Listed records>
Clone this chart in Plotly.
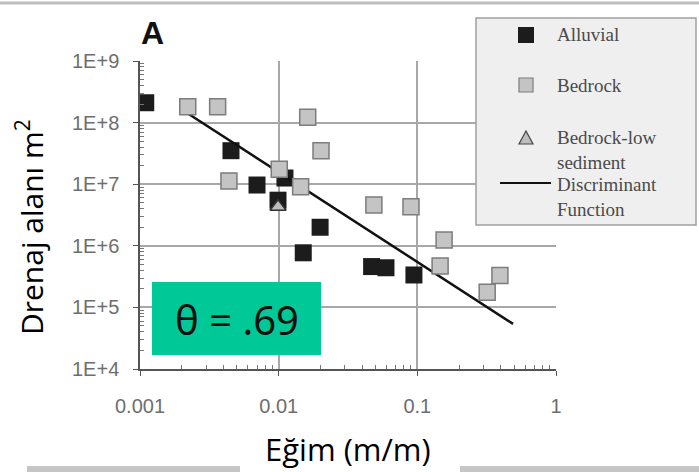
import plotly.graph_objects as go

# ---- data ----
alluvial_slope = [0.0011, 0.00453, 0.00698, 0.0111, 0.00989, 0.0199, 0.01504, 0.0468, 0.0594, 0.0945]
alluvial_area = [2.1e8, 3.5e7, 9.7e6, 1.26e7, 5.5e6, 2.0e6, 7.7e5, 4.6e5, 4.4e5, 3.36e5]

bedrock_slope = [0.00221, 0.00363, 0.0162, 0.0202, 0.0101, 0.00438, 0.0144, 0.0486, 0.090, 0.156, 0.146, 0.394, 0.319]
bedrock_area = [1.81e8, 1.81e8, 1.22e8, 3.5e7, 1.75e7, 1.13e7, 9.1e6, 4.6e6, 4.3e6, 1.24e6, 4.7e5, 3.3e5, 1.76e5]

lowsed_slope = [0.0099]
lowsed_area = [4.3e6]

disc_slope = [0.0022, 0.49]
disc_area = [1.42e8, 5.4e4]

x_tickvals = [0.001, 0.01, 0.1, 1]
x_ticktext = ["0.001", "0.01", "0.1", "1"]
y_tickvals = [1e4, 1e5, 1e6, 1e7, 1e8, 1e9]
y_ticktext = ["1E+4", "1E+5", "1E+6", "1E+7", "1E+8", "1E+9"]

legend_labels = ["Alluvial", "Bedrock", "Bedrock-low<br>sediment", "Discriminant<br>Function"]
theta_text = "θ = .69"
x_title = "Eğim (m/m)"
y_title = "Drenaj alanı m<sup>2</sup>"
panel_label = "A"

x_minor = [m * 10.0 ** e for e in (-3, -2, -1) for m in range(2, 10)]
y_minor = [m * 10.0 ** e for e in (4, 5, 6, 7, 8) for m in range(2, 10)]

# ---- layout geometry ----
W, H = 699, 472
L, R, T, B = 140, 143, 61, 103
PW, PH = W - L - R, H - T - B


def px(x):
    return (x - L) / PW


def py(y):
    return (H - B - y) / PH


BLACK = "#1c1c1c"
GRAY_FILL = "#c4c4c4"
GRAY_LINE = "#7c7c7c"

fig = go.Figure()
fig.add_trace(go.Scatter(x=alluvial_slope, y=alluvial_area, mode="markers", name="Alluvial",
                         marker=dict(symbol="square", size=17, color=BLACK, line=dict(width=0))))
fig.add_trace(go.Scatter(x=disc_slope, y=disc_area, mode="lines", name="Discriminant Function",
                         line=dict(color="#111111", width=2.5)))
fig.add_trace(go.Scatter(x=bedrock_slope, y=bedrock_area, mode="markers", name="Bedrock",
                         marker=dict(symbol="square", size=16, color=GRAY_FILL,
                                     line=dict(width=1.5, color=GRAY_LINE))))
fig.add_trace(go.Scatter(x=lowsed_slope, y=lowsed_area, mode="markers", name="Bedrock-low sediment",
                         marker=dict(symbol="triangle-up", size=14, color="#bdbdbd",
                                     line=dict(width=1.5, color="#333333"))))

axis_common = dict(type="log", showline=True, linecolor="#555555", linewidth=1.5,
                   showgrid=True, gridcolor="#a8a8a8", gridwidth=1.5, zeroline=False,
                   ticks="outside", ticklen=5, tickcolor="#555555", tickwidth=1.2,
                   tickfont=dict(family="Liberation Sans, Arial, sans-serif", size=20, color="#6e6e6e"))

fig.update_xaxes(range=[-3, 0], tickmode="array", tickvals=x_tickvals, ticktext=x_ticktext,
                 ticklabelstandoff=13,
                 minor=dict(tickmode="array", tickvals=x_minor, ticks="inside", ticklen=4,
                            tickcolor="#777777", showgrid=False),
                 **axis_common)
fig.update_yaxes(range=[4, 9], tickmode="array", tickvals=y_tickvals, ticktext=y_ticktext,
                 ticklabelstandoff=10,
                 minor=dict(tickmode="array", tickvals=y_minor, ticks="inside", ticklen=4,
                            tickcolor="#777777", showgrid=False),
                 **axis_common)

shapes = []
# top slide rule
shapes.append(dict(type="line", xref="paper", yref="paper", x0=px(0), x1=px(W), y0=py(3), y1=py(3),
                   line=dict(color="#bdbdbd", width=3), layer="below"))
# bottom bar and white box behind x title
shapes.append(dict(type="rect", xref="paper", yref="paper", x0=px(27), x1=px(W), y0=py(472), y1=py(466),
                   fillcolor="#c6c6c6", line=dict(width=0), layer="below"))
shapes.append(dict(type="rect", xref="paper", yref="paper", x0=px(240), x1=px(460), y0=py(472), y1=py(425),
                   fillcolor="white", line=dict(width=0), layer="below"))
# theta box
shapes.append(dict(type="rect", xref="paper", yref="paper", x0=px(152), x1=px(321), y0=py(355), y1=py(282),
                   fillcolor="#00c896", line=dict(width=0), layer="above"))
# legend box
shapes.append(dict(type="rect", xref="paper", yref="paper", x0=px(476), x1=px(696), y0=py(225), y1=py(18),
                   fillcolor="#efefef", line=dict(color="#a0a0a0", width=1.5), layer="above"))
# legend symbols
shapes.append(dict(type="rect", xref="paper", yref="paper", x0=px(518), x1=px(534), y0=py(43), y1=py(27),
                   fillcolor=BLACK, line=dict(width=0), layer="above"))
shapes.append(dict(type="rect", xref="paper", yref="paper", x0=px(519), x1=px(533), y0=py(92), y1=py(78),
                   fillcolor=GRAY_FILL, line=dict(color=GRAY_LINE, width=1.2), layer="above"))
shapes.append(dict(type="path", xref="paper", yref="paper",
                   path=f"M {px(519)} {py(144)} L {px(533)} {py(144)} L {px(526)} {py(131)} Z",
                   fillcolor="#bdbdbd", line=dict(color="#444444", width=1.2), layer="above"))
shapes.append(dict(type="line", xref="paper", yref="paper", x0=px(500), x1=px(551), y0=py(183), y1=py(183),
                   line=dict(color="#111111", width=2.2), layer="above"))

annotations = []
leg_font = dict(family="Liberation Serif, Times New Roman, serif", size=19, color="#4a4a4a")
for text, yc in zip(legend_labels, [34, 85, 150, 197]):
    annotations.append(dict(text=text, xref="paper", yref="paper", x=px(555), y=py(yc),
                            xanchor="left", yanchor="middle", showarrow=False, align="left",
                            font=leg_font))
annotations.append(dict(text=theta_text, xref="paper", yref="paper", x=px(237), y=py(319),
                        xanchor="center", yanchor="middle", showarrow=False,
                        font=dict(family="Noto Sans, sans-serif", size=40, color="#111111")))
annotations.append(dict(text=f"<b>{panel_label}</b>", xref="paper", yref="paper", x=px(152), y=py(33),
                        xanchor="center", yanchor="middle", showarrow=False,
                        font=dict(family="Liberation Sans, Arial, sans-serif", size=32, color="#111111")))
annotations.append(dict(text=x_title, xref="paper", yref="paper", x=px(348), y=py(449),
                        xanchor="center", yanchor="middle", showarrow=False,
                        font=dict(family="Open Sans, sans-serif", size=31, color="#000000")))
annotations.append(dict(text=y_title, xref="paper", yref="paper", x=px(30), y=py(227),
                        xanchor="center", yanchor="middle", showarrow=False, textangle=-90,
                        font=dict(family="Open Sans, sans-serif", size=30, color="#000000")))

fig.update_layout(width=W, height=H, margin=dict(l=L, r=R, t=T, b=B, autoexpand=False),
                  paper_bgcolor="white", plot_bgcolor="white", showlegend=False,
                  shapes=shapes, annotations=annotations)

fig.write_html("out.html", config={"displayModeBar": False},
               post_script="document.body.style.margin='0';document.body.style.overflow='hidden';")
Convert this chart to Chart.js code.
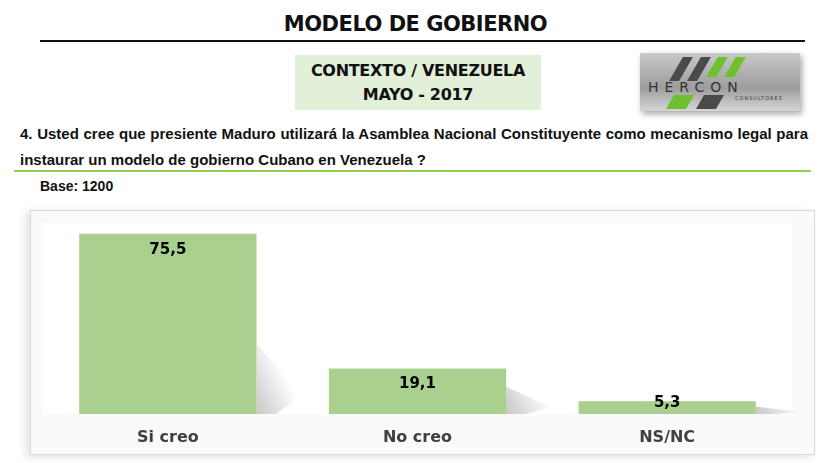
<!DOCTYPE html>
<html>
<head>
<meta charset="utf-8">
<script src="https://cdn.jsdelivr.net/npm/chart.js@4/dist/chart.umd.min.js"></script>
<style>
  body { margin: 0; background: #fff; width: 831px; height: 463px; position: relative; overflow: hidden; font-family: "DejaVu Sans", sans-serif; }
  .title { position: absolute; left: 0; width: 831px; top: 12px; text-align: center; font-weight: bold; font-size: 21px; color: #111; letter-spacing: -0.5px; }
  .rule { position: absolute; left: 40px; width: 765px; top: 40px; height: 2px; background: #111; }
  .ctx { position: absolute; left: 295px; top: 55px; width: 246px; height: 55px; background: #e2efd9; text-align: center; font-weight: bold; font-size: 16px; line-height: 24px; color: #111; padding-top: 4px; box-sizing: border-box; letter-spacing: -0.3px; }
  .logo { position: absolute; left: 640px; top: 53px; width: 160px; height: 58px; background: linear-gradient(180deg, #c9c9c9, #9d9d9d 60%, #d6d6d6); box-shadow: 2px 3px 6px rgba(0,0,0,0.35); overflow: hidden; }
  .logo .s { position: absolute; width: 10px; transform: skewX(-30deg); }
  .logo .t { position: absolute; left: 8px; top: 26px; font-family: "DejaVu Sans", sans-serif; font-size: 14px; letter-spacing: 6px; color: #333; }
  .logo .u { position: absolute; left: 95px; top: 42px; font-size: 5px; color: #333; letter-spacing: 1px; }
  .q { position: absolute; left: 20px; top: 121px; width: 788px; font-family: "Liberation Sans Narrow", "Liberation Sans", sans-serif; font-weight: bold; font-size: 15px; line-height: 26px; text-align: justify; color: #111; }
  .gline { position: absolute; left: 14px; width: 797px; top: 170px; height: 2px; background: #92d050; }
  .base { position: absolute; left: 40px; top: 178px; font-family: "Liberation Sans Narrow", "Liberation Sans", sans-serif; font-weight: bold; font-size: 14px; color: #111; }
  .box { position: absolute; left: 30px; top: 210px; width: 785px; height: 245px; border: 1px solid #d9d9d9; box-sizing: border-box; background: #fafafa; box-shadow: -4px 2px 8px rgba(0,0,0,0.12); }
</style>
</head>
<body>
<div class="title">MODELO DE GOBIERNO</div>
<div class="rule"></div>
<div class="ctx">CONTEXTO / VENEZUELA<br>MAYO - 2017</div>
<div class="logo">
  <div class="s" style="left:36px;top:4px;height:24px;background:#4a4a4a"></div>
  <div class="s" style="left:54px;top:4px;height:24px;background:#4a4a4a"></div>
  <div class="s" style="left:72px;top:4px;height:20px;background:#6fbf2e"></div>
  <div class="s" style="left:90px;top:4px;height:20px;background:#6fbf2e"></div>
  <div class="s" style="left:30px;top:42px;height:14px;background:#6fbf2e;width:20px"></div>
  <div class="s" style="left:60px;top:42px;height:14px;background:#4a4a4a;width:20px"></div>
  <div class="t">HERCON</div>
  <div class="u">CONSULTORES</div>
</div>
<div class="q">4. Usted cree que presiente Maduro utilizará la Asamblea Nacional Constituyente como mecanismo legal para instaurar un modelo de gobierno Cubano en Venezuela ?</div>
<div class="gline"></div>
<div class="base">Base: 1200</div>
<div class="box"><canvas id="chart"></canvas></div>

<script>
"use strict";

const categories = ['Si creo', 'No creo', 'NS/NC'];
const values = [75.5, 19.1, 5.3];

const plotBackground = {
  id: 'plotBackground',
  beforeDraw(chart) {
    const { ctx, chartArea: a } = chart;
    ctx.save();
    ctx.fillStyle = '#ffffff';
    ctx.fillRect(a.left, a.top, a.right - a.left, a.bottom - a.top);
    ctx.restore();
  }
};

const barShadow = {
  id: 'barShadow',
  beforeDatasetsDraw(chart) {
    const { ctx } = chart;
    const meta = chart.getDatasetMeta(0);
    ctx.save();
    meta.data.forEach(bar => {
      const right = bar.x + bar.width / 2;
      const h = bar.base - bar.y;
      const grad = ctx.createLinearGradient(right, bar.base, right + 40, bar.base - 20);
      grad.addColorStop(0, 'rgba(0,0,0,0.22)');
      grad.addColorStop(1, 'rgba(0,0,0,0)');
      ctx.fillStyle = grad;
      ctx.beginPath();
      ctx.moveTo(right, bar.base);
      ctx.lineTo(right, bar.base - Math.min(h * 0.6, 70));
      ctx.lineTo(right + 45, bar.base - Math.min(h * 0.15, 20));
      ctx.lineTo(right + 20, bar.base);
      ctx.closePath();
      ctx.fill();
    });
    ctx.restore();
  }
};

const valueLabels = {
  id: 'valueLabels',
  afterDatasetsDraw(chart) {
    const { ctx } = chart;
    const meta = chart.getDatasetMeta(0);
    ctx.save();
    ctx.font = 'bold 15px "DejaVu Sans", sans-serif';
    ctx.fillStyle = '#000';
    ctx.textAlign = 'center';
    ctx.textBaseline = 'middle';
    meta.data.forEach((bar, i) => {
      const y = Math.min(bar.y + 16, bar.base - 11);
      ctx.fillText(values[i].toFixed(1).replace('.', ','), bar.x, y);
    });
    ctx.restore();
  }
};

new Chart(document.getElementById('chart'), {
  type: 'bar',
  data: {
    labels: categories,
    datasets: [{
      data: values,
      backgroundColor: '#a9d08e',
      borderWidth: 0,
      categoryPercentage: 0.71,
      barPercentage: 1
    }]
  },
  options: {
    responsive: true,
    maintainAspectRatio: false,
    animation: false,
    layout: { padding: { left: 12, right: 22, top: 12, bottom: 0 } },
    plugins: { legend: { display: false }, tooltip: { enabled: false } },
    scales: {
      x: {
        grid: { display: false },
        border: { display: false },
        ticks: { color: '#404040', font: { family: '"DejaVu Sans", sans-serif', size: 16, weight: 'bold', lineHeight: 1 }, padding: 8 }
      },
      y: {
        display: false,
        min: 0,
        max: 80
      }
    }
  },
  plugins: [plotBackground, barShadow, valueLabels]
});
</script>
</body>
</html>
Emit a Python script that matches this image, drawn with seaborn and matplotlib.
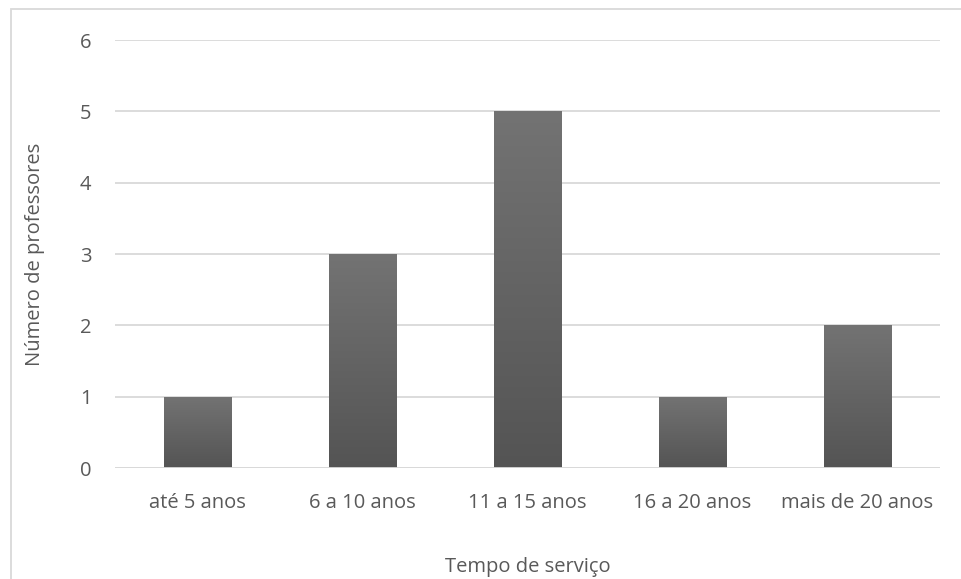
import numpy as np
import pandas as pd
import matplotlib
matplotlib.use("Agg")
import matplotlib.pyplot as plt
from matplotlib.colors import LinearSegmentedColormap
from matplotlib.patches import Rectangle
import seaborn as sns

categorias = ["até 5 anos", "6 a 10 anos", "11 a 15 anos", "16 a 20 anos", "mais de 20 anos"]
professores = [1, 3, 5, 1, 2]
yticks = [0, 1, 2, 3, 4, 5, 6]

df = pd.DataFrame({"Tempo de serviço": categorias, "Número de professores": professores})

sns.set_theme(style="white")
plt.rcParams["font.family"] = ["Open Sans", "DejaVu Sans"]

text_color = "#595959"
grid_color = "#d9d9d9"
fs = 14.5

fig = plt.figure(figsize=(9.61, 5.79), dpi=100)
ax = fig.add_axes([115 / 961, 111 / 579, 825 / 961, 428 / 579])

sns.barplot(data=df, x="Tempo de serviço", y="Número de professores",
            color="#636363", width=0.41, ax=ax, zorder=3)

# vertical gradient fill for each bar
cmap = LinearSegmentedColormap.from_list("bar_grad", ["#545454", "#737373"])
grad = np.linspace(0, 1, 256).reshape(-1, 1)
for p in ax.patches:
    x0, y0 = p.get_x(), p.get_y()
    w, h = p.get_width(), p.get_height()
    im = ax.imshow(grad, cmap=cmap, origin="lower", aspect="auto",
                   extent=(x0, x0 + w, y0, y0 + h), zorder=4)
    im.set_clip_path(p)
    p.set_edgecolor("none")

ax.set_xlim(-0.5, len(categorias) - 0.5)
ax.set_ylim(0, 6)
ax.set_yticks(yticks)
ax.set_yticklabels([str(v) for v in yticks])
ax.yaxis.grid(True, color=grid_color, linewidth=1.3, zorder=0)
ax.set_axisbelow(True)
for s in ax.spines.values():
    s.set_visible(False)
ax.axhline(0, color=grid_color, linewidth=1.3, zorder=5)

ax.tick_params(axis="both", length=0, labelsize=fs, colors=text_color)
ax.tick_params(axis="y", pad=17)
ax.tick_params(axis="x", pad=18)
ax.set_xlabel("Tempo de serviço", fontsize=fs, color=text_color, labelpad=32)
ax.set_ylabel("Número de professores", fontsize=fs, color=text_color, labelpad=25)

# chart frame
fig.patches.append(Rectangle((11 / 961, -0.05), 1.2, (579 - 9) / 579 + 0.05,
                             transform=fig.transFigure, fill=False,
                             edgecolor="#d9d9d9", linewidth=1.3))

fig.savefig("out.png", dpi=100, facecolor="white")
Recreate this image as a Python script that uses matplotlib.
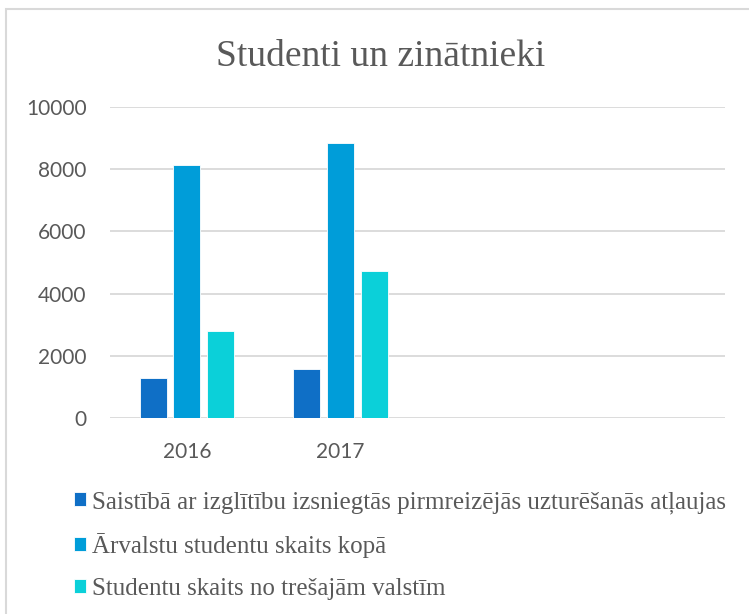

What to work on>
From the line with "Emit a Python" to the line with "ax = fig.add_axes([115", set down those lines word for word and only those, counting both ends. Pictures stay out of the copy.

Expected answer>
Emit a Python script that matches this image, drawn with seaborn and matplotlib.
import numpy as np
import pandas as pd
import matplotlib
matplotlib.use("Agg")
import matplotlib.pyplot as plt
from matplotlib.colors import LinearSegmentedColormap
from matplotlib.patches import Rectangle
import seaborn as sns

categorias = ["até 5 anos", "6 a 10 anos", "11 a 15 anos", "16 a 20 anos", "mais de 20 anos"]
professores = [1, 3, 5, 1, 2]
yticks = [0, 1, 2, 3, 4, 5, 6]

df = pd.DataFrame({"Tempo de serviço": categorias, "Número de professores": professores})

sns.set_theme(style="white")
plt.rcParams["font.family"] = ["Open Sans", "DejaVu Sans"]

text_color = "#595959"
grid_color = "#d9d9d9"
fs = 14.5

fig = plt.figure(figsize=(9.61, 5.79), dpi=100)
ax = fig.add_axes([115 / 961, 111 / 579, 825 / 961, 428 / 579])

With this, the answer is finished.